● **COLLECTED MATERIAL**:

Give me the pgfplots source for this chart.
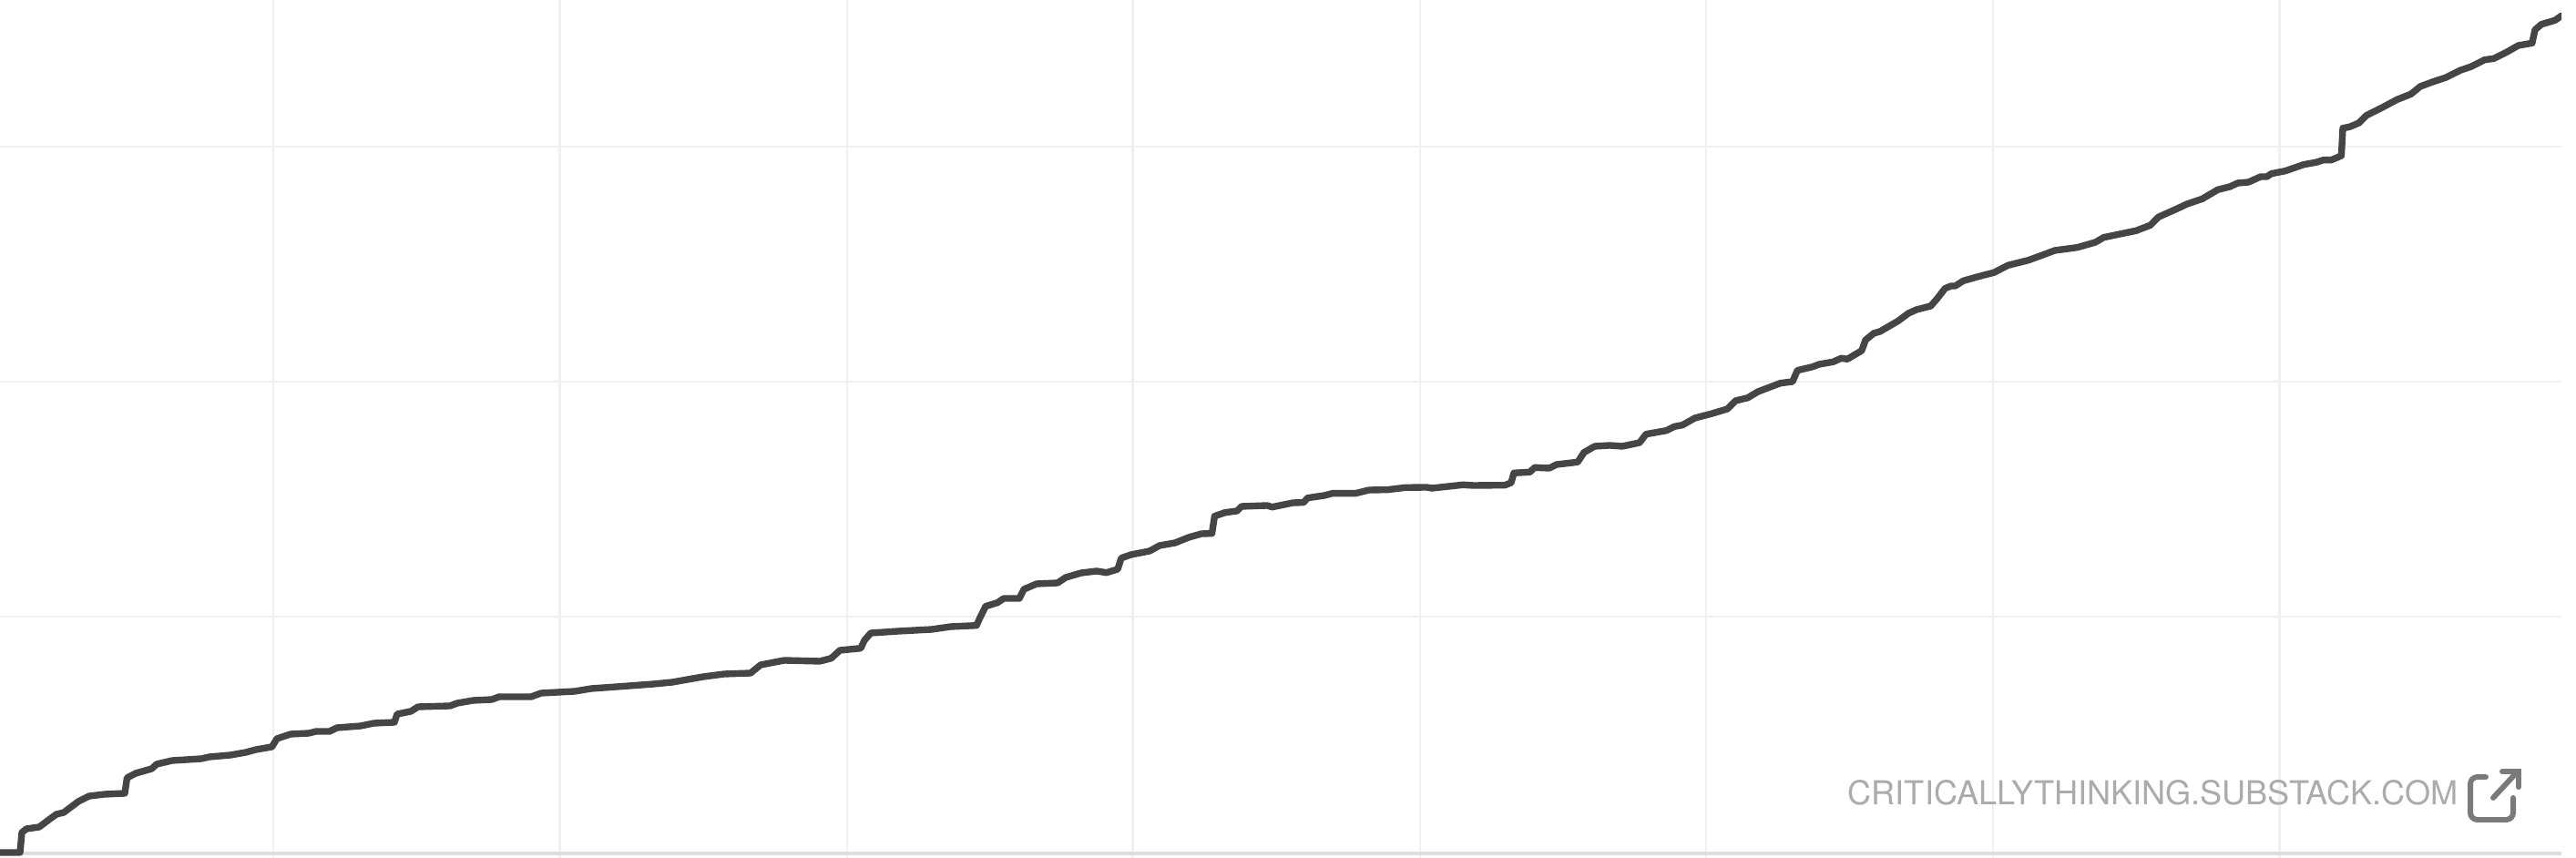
\documentclass[border=0pt]{standalone}
\usepackage{fontspec}
\setmainfont{TeX Gyre Heros}
\usepackage{pgfplots}
\usepackage{pgfplotstable}
\pgfplotsset{compat=1.18}
\definecolor{gridc}{HTML}{F0F0F0}
\definecolor{basec}{HTML}{DDDDDD}
\definecolor{linec}{HTML}{454545}
\definecolor{wm}{HTML}{ABABAB}
\definecolor{ic}{HTML}{7A7A7A}
\pgfplotstableread{
x y
0 936
22 936
24 914
29 910
43 908
55 899
62 894
70 892
86 880
98 874
115 872
137 871
139.5 854
149 849
166.5 844
172 839
189 835
221 833
230 831
253 829
270 826
281 823
298.5 820
304 811
319 806
339 805
347 803
362 803
370 799
396 797
410.5 794
433 793
436 784
451 781
459 776
494 775
502 772
519.5 769
540 768
548 765
583 765
594 761
631 759
649 756
677 754
717.5 751
738 749
772 743
795 740
824 739
835 730
861 725
900 726
912.6 722.7
922 714
945 711.7
949 703
956 695
986 693
1023 691
1043.5 688
1072 686.7
1075 680
1082 665.7
1095 661.7
1102 657
1119 657
1124 647
1138 641
1161 640
1170 634
1187 629
1204 627
1214.6 628.7
1227 625
1231 612.7
1241.6 609
1262 605
1273 599
1290 596
1305 590
1319 586
1330.5 585.7
1333.4 566.7
1345 562.7
1358 561
1363 556
1391 555
1396.5 556.7
1405 555
1419.5 552
1431 551.7
1435.6 546.7
1454 544
1462.6 541.7
1488 541.7
1503 538
1523 537.7
1543 535.3
1566 535
1572 536
1606 532.3
1617.5 533
1652 532.7
1659 530
1662 519.3
1679.6 518.3
1684.7 513.3
1701 514
1709 510
1732 507.3
1739 496.7
1750.7 490
1767 489
1781 490
1800 486
1807 476.7
1829.5 472.7
1838.4 468.3
1847 466.7
1860.7 459
1878.6 454.3
1896.4 449
1905.4 440
1918.8 436.7
1930 430
1954.5 420.7
1967.9 419
1973.2 406.7
1990 402.7
1997 400
2012.5 397.3
2021.4 393.3
2028 394.3
2043.8 385
2048 373.3
2057 366
2063.8 364
2084 352.3
2095 344
2104 340
2119.6 336
2126.3 328.3
2135.3 316.7
2142 314
2146.4 314
2155.4 308.3
2173.2 303.3
2188.8 299.3
2204.5 291.3
2226.8 285.7
2242.4 280
2255.8 275
2280.4 271.7
2300.4 266
2309.4 260.7
2345 253.3
2360.7 247.3
2369.6 238.3
2389.7 229.3
2401 224
2417.8 218.3
2434.7 208.3
2448 205
2456.6 201
2468.4 200
2481.8 194
2488.6 194
2493.6 190.7
2508.8 187.7
2529 180.7
2542.4 178.3
2550.8 175.7
2559.3 175.7
2570.4 171
2572 140.7
2579.5 139.3
2589.6 135
2598 126.7
2614.8 118.3
2631.7 109.3
2646.8 103.3
2657 95
2670.4 90
2685.5 85
2700.7 77.3
2712.5 73.3
2727.6 65.7
2737.7 64.3
2752.9 56.7
2764.6 50
2779.8 47.3
2783 32.7
2790 26.7
2805 22.3
2812 17.3
}\series
\begin{document}
\begin{tikzpicture}[x=1cm,y=1cm]
\fill[white,use as bounding box] (0,0) rectangle (28.28,9.42);
\begin{axis}[
  at={(0,0)},anchor=south west,
  scale only axis,width=28.12cm,height=9.42cm,
  xmin=0,xmax=2812,ymin=0,ymax=942,y dir=reverse,
  axis line style={draw=none},
  major tick length=0pt,
  xtick={300,614.5,930,1243.5,1559,1873,2188,2502.5},
  ytick={161,419,677},
  xticklabels={},yticklabels={},
  grid=major,
  major grid style={draw=gridc,line width=0.6pt},
  extra y ticks={937},
  extra y tick labels={},
  extra y tick style={major grid style={draw=basec,line width=0.9pt}},
]
\addplot[draw=linec,line width=2.1pt,line join=round,line cap=round] table[x=x,y=y] {\series};
\node[anchor=base west,text=wm,font=\fontsize{10.28pt}{12pt}\selectfont,inner sep=0pt] at (axis cs:2028,884) {CRITICALLYTHINKING.SUBSTACK.COM};
\draw[ic,line width=1.7pt,line cap=round,rounded corners=2.2pt] (axis cs:2729,853) -- (axis cs:2712,853) -- (axis cs:2712,900) -- (axis cs:2759,900) -- (axis cs:2759,876);
\draw[ic,line width=1.7pt,line cap=round] (axis cs:2737,876) -- (axis cs:2763,848);
\draw[ic,line width=1.7pt,line cap=round,line join=miter] (axis cs:2747,847) -- (axis cs:2765,847) -- (axis cs:2765,864);
\end{axis}
\end{tikzpicture}
\end{document}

● **REQUIREMENT**: Output the material word for word, omitting its pictures.

● **RESPONSE TO THE TASK**:
Give me the pgfplots source for this chart.
\documentclass[border=0pt]{standalone}
\usepackage{fontspec}
\setmainfont{TeX Gyre Heros}
\usepackage{pgfplots}
\usepackage{pgfplotstable}
\pgfplotsset{compat=1.18}
\definecolor{gridc}{HTML}{F0F0F0}
\definecolor{basec}{HTML}{DDDDDD}
\definecolor{linec}{HTML}{454545}
\definecolor{wm}{HTML}{ABABAB}
\definecolor{ic}{HTML}{7A7A7A}
\pgfplotstableread{
x y
0 936
22 936
24 914
29 910
43 908
55 899
62 894
70 892
86 880
98 874
115 872
137 871
139.5 854
149 849
166.5 844
172 839
189 835
221 833
230 831
253 829
270 826
281 823
298.5 820
304 811
319 806
339 805
347 803
362 803
370 799
396 797
410.5 794
433 793
436 784
451 781
459 776
494 775
502 772
519.5 769
540 768
548 765
583 765
594 761
631 759
649 756
677 754
717.5 751
738 749
772 743
795 740
824 739
835 730
861 725
900 726
912.6 722.7
922 714
945 711.7
949 703
956 695
986 693
1023 691
1043.5 688
1072 686.7
1075 680
1082 665.7
1095 661.7
1102 657
1119 657
1124 647
1138 641
1161 640
1170 634
1187 629
1204 627
1214.6 628.7
1227 625
1231 612.7
1241.6 609
1262 605
1273 599
1290 596
1305 590
1319 586
1330.5 585.7
1333.4 566.7
1345 562.7
1358 561
1363 556
1391 555
1396.5 556.7
1405 555
1419.5 552
1431 551.7
1435.6 546.7
1454 544
1462.6 541.7
1488 541.7
1503 538
1523 537.7
1543 535.3
1566 535
1572 536
1606 532.3
1617.5 533
1652 532.7
1659 530
1662 519.3
1679.6 518.3
1684.7 513.3
1701 514
1709 510
1732 507.3
1739 496.7
1750.7 490
1767 489
1781 490
1800 486
1807 476.7
1829.5 472.7
1838.4 468.3
1847 466.7
1860.7 459
1878.6 454.3
1896.4 449
1905.4 440
1918.8 436.7
1930 430
1954.5 420.7
1967.9 419
1973.2 406.7
1990 402.7
1997 400
2012.5 397.3
2021.4 393.3
2028 394.3
2043.8 385
2048 373.3
2057 366
2063.8 364
2084 352.3
2095 344
2104 340
2119.6 336
2126.3 328.3
2135.3 316.7
2142 314
2146.4 314
2155.4 308.3
2173.2 303.3
2188.8 299.3
2204.5 291.3
2226.8 285.7
2242.4 280
2255.8 275
2280.4 271.7
2300.4 266
2309.4 260.7
2345 253.3
2360.7 247.3
2369.6 238.3
2389.7 229.3
2401 224
2417.8 218.3
2434.7 208.3
2448 205
2456.6 201
2468.4 200
2481.8 194
2488.6 194
2493.6 190.7
2508.8 187.7
2529 180.7
2542.4 178.3
2550.8 175.7
2559.3 175.7
2570.4 171
2572 140.7
2579.5 139.3
2589.6 135
2598 126.7
2614.8 118.3
2631.7 109.3
2646.8 103.3
2657 95
2670.4 90
2685.5 85
2700.7 77.3
2712.5 73.3
2727.6 65.7
2737.7 64.3
2752.9 56.7
2764.6 50
2779.8 47.3
2783 32.7
2790 26.7
2805 22.3
2812 17.3
}\series
\begin{document}
\begin{tikzpicture}[x=1cm,y=1cm]
\fill[white,use as bounding box] (0,0) rectangle (28.28,9.42);
\begin{axis}[
  at={(0,0)},anchor=south west,
  scale only axis,width=28.12cm,height=9.42cm,
  xmin=0,xmax=2812,ymin=0,ymax=942,y dir=reverse,
  axis line style={draw=none},
  major tick length=0pt,
  xtick={300,614.5,930,1243.5,1559,1873,2188,2502.5},
  ytick={161,419,677},
  xticklabels={},yticklabels={},
  grid=major,
  major grid style={draw=gridc,line width=0.6pt},
  extra y ticks={937},
  extra y tick labels={},
  extra y tick style={major grid style={draw=basec,line width=0.9pt}},
]
\addplot[draw=linec,line width=2.1pt,line join=round,line cap=round] table[x=x,y=y] {\series};
\node[anchor=base west,text=wm,font=\fontsize{10.28pt}{12pt}\selectfont,inner sep=0pt] at (axis cs:2028,884) {CRITICALLYTHINKING.SUBSTACK.COM};
\draw[ic,line width=1.7pt,line cap=round,rounded corners=2.2pt] (axis cs:2729,853) -- (axis cs:2712,853) -- (axis cs:2712,900) -- (axis cs:2759,900) -- (axis cs:2759,876);
\draw[ic,line width=1.7pt,line cap=round] (axis cs:2737,876) -- (axis cs:2763,848);
\draw[ic,line width=1.7pt,line cap=round,line join=miter] (axis cs:2747,847) -- (axis cs:2765,847) -- (axis cs:2765,864);
\end{axis}
\end{tikzpicture}
\end{document}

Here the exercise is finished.